MI6 agent Norman Darbyshire did not agree to be filmed. He did an off-the-record research interview which we recorded onto audio cassettes but refused to appear on camera. He served as a whistleblower enabling us to extract crucial information from other filmed interviewees about Britain’s role in the coup against Mossadegh.
The transcript which we shared with Coup 53’s film makers in 2014 is of his off-the-record research interview – which he agreed to do only on condition of anonymity.
Like all our research interviews which we conducted with potential witnesses and taped, it was transcribed in the office by the production team in single space format, with typos and often abbreviated questions. Click here to see the full transcript as typed in 1983.
Research interviews were done to help us prepare a hypothetical structure for the film and to decide who we might want to put on camera. Coup 53 maintains they are uncovering a mystery when they reveal the cut up copy of the transcript which we had donated to Mossadegh’s grandson, our consultant, in Paris. There is no mystery. It was cut up to help construct the narrative of our film well before we started filming.
We challenged Amirani Media in Septeber 2020 to state whether the Darbyshire transcript had been found in the pile labelled “Pre-Interviews” shown in their film – which it certainly was – but they never responded.
The Darbyshire transcript is visibly that of a research interview. (unlike our film transcripts which were professionally typed.) It was typed in the production office by us, single spaced with many errors. It is not verbatim – and many questions and answers are summarised. See the original document by clicking on the photo below.
When we shared this transcript with the Observer, we anonymised it. We also removed his name when sharing the transcript of Stephen Meade with others. You can read our account of how we met and talked to Darbyshire here:

The cut up copy of the Darbyshire transcript found in Alison’s working documents in Paris was cut by Alison to piece together the story of the coup from the research interviews at an early research stage and long before filming started – a routine practice in the pre-digital era of documentary film making. All the End of Empire films were constructed first on paper before filming started.

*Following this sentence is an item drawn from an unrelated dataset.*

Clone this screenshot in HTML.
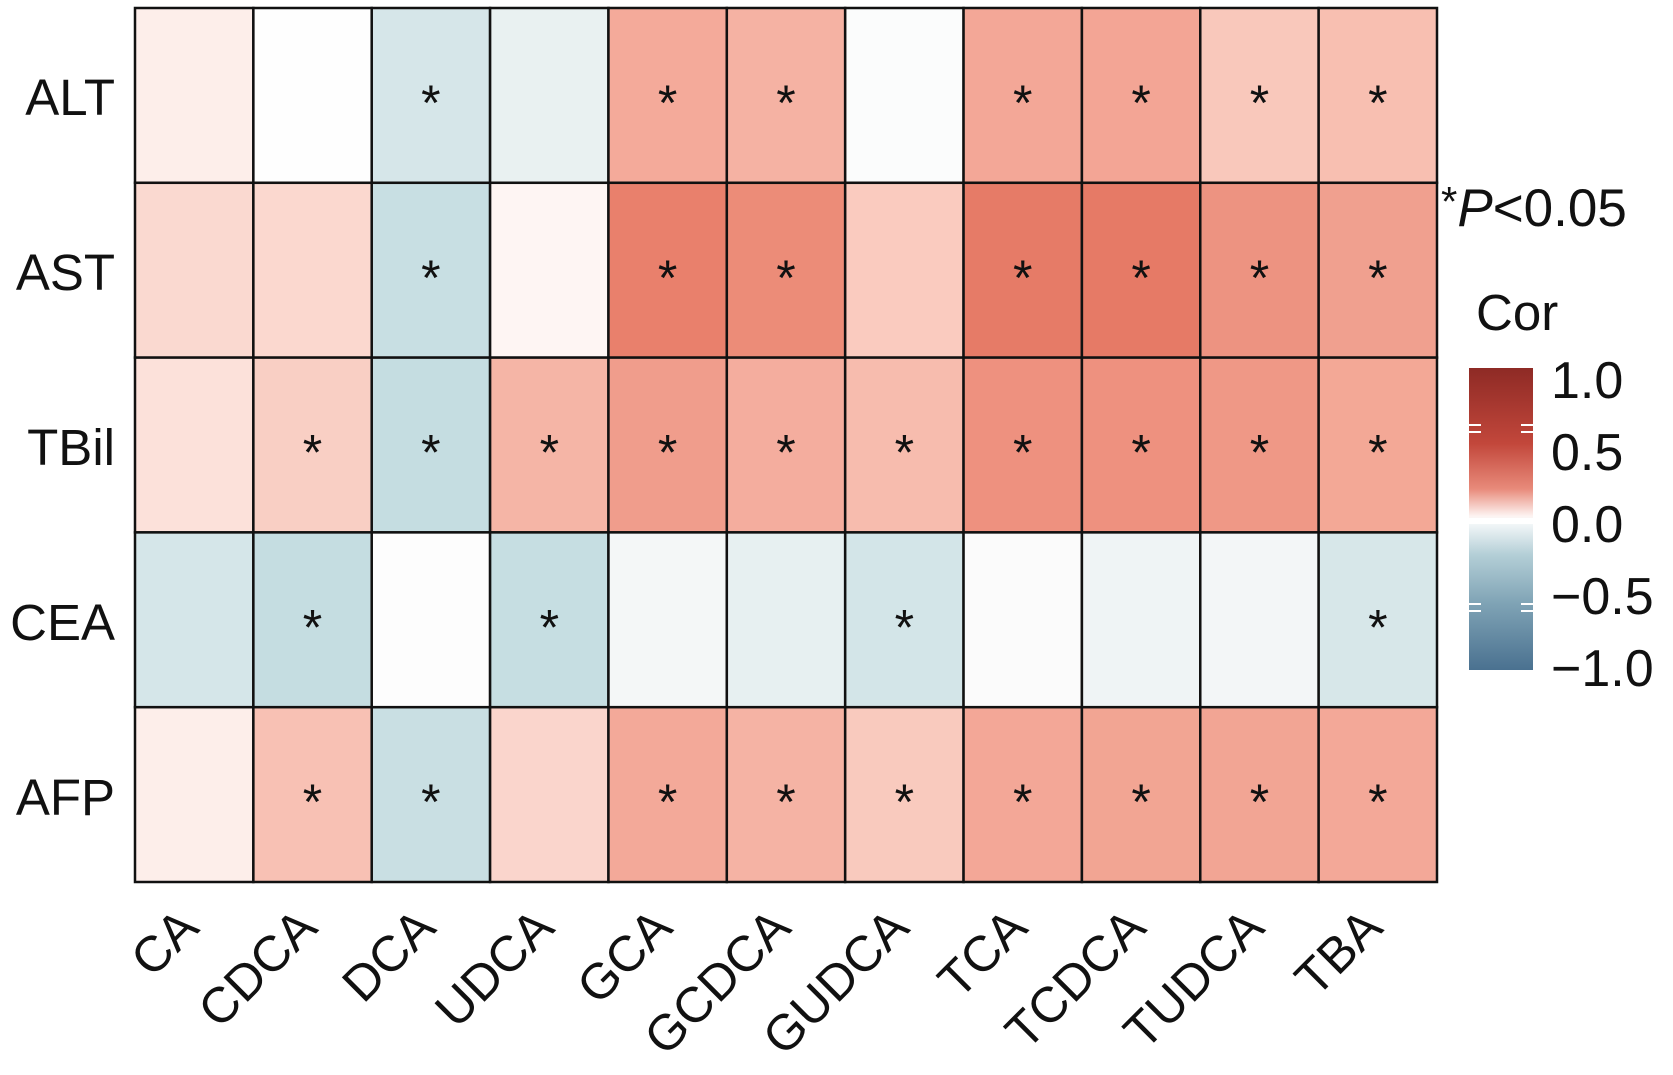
<!DOCTYPE html>
<html><head><meta charset="utf-8"><style>
html,body{margin:0;padding:0;background:#fff;}
svg{display:block;font-family:"Liberation Sans","DejaVu Sans",sans-serif;}
</style></head><body>
<svg width="1673" height="1075" viewBox="0 0 1673 1075" xmlns="http://www.w3.org/2000/svg">
<defs>
<linearGradient id="cb" x1="0" y1="0" x2="0" y2="1">
<stop offset="0" stop-color="#8e2a25"/>
<stop offset="0.25" stop-color="#c2473b"/>
<stop offset="0.4" stop-color="#e88a7a"/>
<stop offset="0.49" stop-color="#fdf3f1"/>
<stop offset="0.51" stop-color="#f6f9fa"/>
<stop offset="0.62" stop-color="#b3ced6"/>
<stop offset="0.78" stop-color="#7fa3b5"/>
<stop offset="1" stop-color="#4a7190"/>
</linearGradient>
</defs>
<g stroke="#111" stroke-width="2.5">
<g transform="translate(0,8)">
<rect x="135" y="0" width="118.36" height="174.8" fill="#fdeeea"/>
<rect x="253.36" y="0" width="118.36" height="174.8" fill="#fefefe"/>
<rect x="371.73" y="0" width="118.36" height="174.8" fill="#d6e6e9"/>
<rect x="490.09" y="0" width="118.36" height="174.8" fill="#e9f1f1"/>
<rect x="608.45" y="0" width="118.36" height="174.8" fill="#f4aa9a"/>
<rect x="726.82" y="0" width="118.36" height="174.8" fill="#f5b2a3"/>
<rect x="845.18" y="0" width="118.36" height="174.8" fill="#fbfcfc"/>
<rect x="963.55" y="0" width="118.36" height="174.8" fill="#f3a797"/>
<rect x="1081.91" y="0" width="118.36" height="174.8" fill="#f3a595"/>
<rect x="1200.27" y="0" width="118.36" height="174.8" fill="#f9c8bb"/>
<rect x="1318.64" y="0" width="118.36" height="174.8" fill="#f8bfb1"/>
</g>
<g transform="translate(0,182.8)">
<rect x="135" y="0" width="118.36" height="174.8" fill="#fad9d0"/>
<rect x="253.36" y="0" width="118.36" height="174.8" fill="#fbd8cf"/>
<rect x="371.73" y="0" width="118.36" height="174.8" fill="#c8dfe3"/>
<rect x="490.09" y="0" width="118.36" height="174.8" fill="#fef5f3"/>
<rect x="608.45" y="0" width="118.36" height="174.8" fill="#e9806c"/>
<rect x="726.82" y="0" width="118.36" height="174.8" fill="#ec8c78"/>
<rect x="845.18" y="0" width="118.36" height="174.8" fill="#facbbf"/>
<rect x="963.55" y="0" width="118.36" height="174.8" fill="#e67b67"/>
<rect x="1081.91" y="0" width="118.36" height="174.8" fill="#e67a66"/>
<rect x="1200.27" y="0" width="118.36" height="174.8" fill="#ed9381"/>
<rect x="1318.64" y="0" width="118.36" height="174.8" fill="#f0a08f"/>
</g>
<g transform="translate(0,357.6)">
<rect x="135" y="0" width="118.36" height="174.8" fill="#fce1da"/>
<rect x="253.36" y="0" width="118.36" height="174.8" fill="#f9cfc4"/>
<rect x="371.73" y="0" width="118.36" height="174.8" fill="#c5dde1"/>
<rect x="490.09" y="0" width="118.36" height="174.8" fill="#f5b5a6"/>
<rect x="608.45" y="0" width="118.36" height="174.8" fill="#f09d8c"/>
<rect x="726.82" y="0" width="118.36" height="174.8" fill="#f4ad9e"/>
<rect x="845.18" y="0" width="118.36" height="174.8" fill="#f7bcae"/>
<rect x="963.55" y="0" width="118.36" height="174.8" fill="#ee917f"/>
<rect x="1081.91" y="0" width="118.36" height="174.8" fill="#ee917f"/>
<rect x="1200.27" y="0" width="118.36" height="174.8" fill="#ef9886"/>
<rect x="1318.64" y="0" width="118.36" height="174.8" fill="#f3a896"/>
</g>
<g transform="translate(0,532.4)">
<rect x="135" y="0" width="118.36" height="174.8" fill="#d5e6e9"/>
<rect x="253.36" y="0" width="118.36" height="174.8" fill="#c5dde1"/>
<rect x="371.73" y="0" width="118.36" height="174.8" fill="#fdfdfd"/>
<rect x="490.09" y="0" width="118.36" height="174.8" fill="#c6dee2"/>
<rect x="608.45" y="0" width="118.36" height="174.8" fill="#f4f7f7"/>
<rect x="726.82" y="0" width="118.36" height="174.8" fill="#e7f0f1"/>
<rect x="845.18" y="0" width="118.36" height="174.8" fill="#d3e5e8"/>
<rect x="963.55" y="0" width="118.36" height="174.8" fill="#fbfbfb"/>
<rect x="1081.91" y="0" width="118.36" height="174.8" fill="#eff4f5"/>
<rect x="1200.27" y="0" width="118.36" height="174.8" fill="#f3f6f7"/>
<rect x="1318.64" y="0" width="118.36" height="174.8" fill="#d7e7e9"/>
</g>
<g transform="translate(0,707.2)">
<rect x="135" y="0" width="118.36" height="174.8" fill="#fdeeea"/>
<rect x="253.36" y="0" width="118.36" height="174.8" fill="#f8c1b4"/>
<rect x="371.73" y="0" width="118.36" height="174.8" fill="#c9dfe3"/>
<rect x="490.09" y="0" width="118.36" height="174.8" fill="#fad5cc"/>
<rect x="608.45" y="0" width="118.36" height="174.8" fill="#f3a999"/>
<rect x="726.82" y="0" width="118.36" height="174.8" fill="#f5b3a4"/>
<rect x="845.18" y="0" width="118.36" height="174.8" fill="#f9cabe"/>
<rect x="963.55" y="0" width="118.36" height="174.8" fill="#f3a797"/>
<rect x="1081.91" y="0" width="118.36" height="174.8" fill="#f2a593"/>
<rect x="1200.27" y="0" width="118.36" height="174.8" fill="#f2a594"/>
<rect x="1318.64" y="0" width="118.36" height="174.8" fill="#f3a898"/>
</g>
</g>
<g font-size="50" text-anchor="middle" fill="#111">
<g transform="translate(0,120)">
<text x="430.9" y="0">*</text><text x="667.6" y="0">*</text><text x="786" y="0">*</text><text x="1022.7" y="0">*</text><text x="1141.1" y="0">*</text><text x="1259.5" y="0">*</text><text x="1377.8" y="0">*</text>
</g>
<g transform="translate(0,294.8)">
<text x="430.9" y="0">*</text><text x="667.6" y="0">*</text><text x="786" y="0">*</text><text x="1022.7" y="0">*</text><text x="1141.1" y="0">*</text><text x="1259.5" y="0">*</text><text x="1377.8" y="0">*</text>
</g>
<g transform="translate(0,469.6)">
<text x="312.5" y="0">*</text><text x="430.9" y="0">*</text><text x="549.3" y="0">*</text><text x="667.6" y="0">*</text><text x="786" y="0">*</text><text x="904.4" y="0">*</text><text x="1022.7" y="0">*</text><text x="1141.1" y="0">*</text><text x="1259.5" y="0">*</text><text x="1377.8" y="0">*</text>
</g>
<g transform="translate(0,644.4)">
<text x="312.5" y="0">*</text><text x="549.3" y="0">*</text><text x="904.4" y="0">*</text><text x="1377.8" y="0">*</text>
</g>
<g transform="translate(0,819.2)">
<text x="312.5" y="0">*</text><text x="430.9" y="0">*</text><text x="667.6" y="0">*</text><text x="786" y="0">*</text><text x="904.4" y="0">*</text><text x="1022.7" y="0">*</text><text x="1141.1" y="0">*</text><text x="1259.5" y="0">*</text><text x="1377.8" y="0">*</text>
</g>
</g>
<g font-size="51" text-anchor="end" fill="#111">
<text x="115" y="115">ALT</text>
<text x="115" y="290">AST</text>
<text x="115" y="465">TBil</text>
<text x="115" y="640">CEA</text>
<text x="115" y="815">AFP</text>
</g>
<g font-size="50" text-anchor="end" fill="#111">
<text transform="translate(201,930) rotate(-45)">CA</text>
<text transform="translate(319.5,930) rotate(-45)">CDCA</text>
<text transform="translate(437.9,930) rotate(-45)">DCA</text>
<text transform="translate(556.3,930) rotate(-45)">UDCA</text>
<text transform="translate(674.6,930) rotate(-45)">GCA</text>
<text transform="translate(793,930) rotate(-45)">GCDCA</text>
<text transform="translate(911.4,930) rotate(-45)">GUDCA</text>
<text transform="translate(1029.7,930) rotate(-45)">TCA</text>
<text transform="translate(1148.1,930) rotate(-45)">TCDCA</text>
<text transform="translate(1266.5,930) rotate(-45)">TUDCA</text>
<text transform="translate(1384.8,930) rotate(-45)">TBA</text>
</g>
<text x="1441" y="226" font-size="53" fill="#111"><tspan font-size="42" dy="-10">*</tspan><tspan dy="10" font-style="italic">P</tspan>&lt;0.05</text>
<text x="1476" y="330" font-size="51" fill="#111">Cor</text>
<rect x="1469" y="368" width="64" height="302" fill="url(#cb)"/>
<rect x="1469" y="518" width="64" height="6" fill="#fff"/>
<g stroke="#fff" stroke-width="2">
<line x1="1469" y1="425" x2="1481" y2="425"/><line x1="1521" y1="425" x2="1533" y2="425"/>
<line x1="1469" y1="432" x2="1481" y2="432"/><line x1="1521" y1="432" x2="1533" y2="432"/>
<line x1="1469" y1="604" x2="1481" y2="604"/><line x1="1521" y1="604" x2="1533" y2="604"/>
<line x1="1469" y1="611" x2="1481" y2="611"/><line x1="1521" y1="611" x2="1533" y2="611"/>
</g>
<g font-size="52" fill="#111">
<text x="1551" y="398">1.0</text>
<text x="1551" y="470">0.5</text>
<text x="1551" y="542">0.0</text>
<text x="1551" y="614">−0.5</text>
<text x="1551" y="686">−1.0</text>
</g>
</svg>
</body></html>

Coup 53 falsely claims that the transcript was of a filmed interview which had been cut up to be edited into the Iran programme. They are wrong. Darbyshire was never filmed.
End of Empire’s filmed interview transcripts are very clearly distinguishable from research transcripts: they are typed double spaced, professionally, every word scrupulously verbatim, no typing mistakes, roll numbers were included. Our copies sometimes show handwritten director’s notes and shot descriptions (CU, MCU).
The very different format of our filmed interviews is transparent in the interview filmed with Stephen Meade.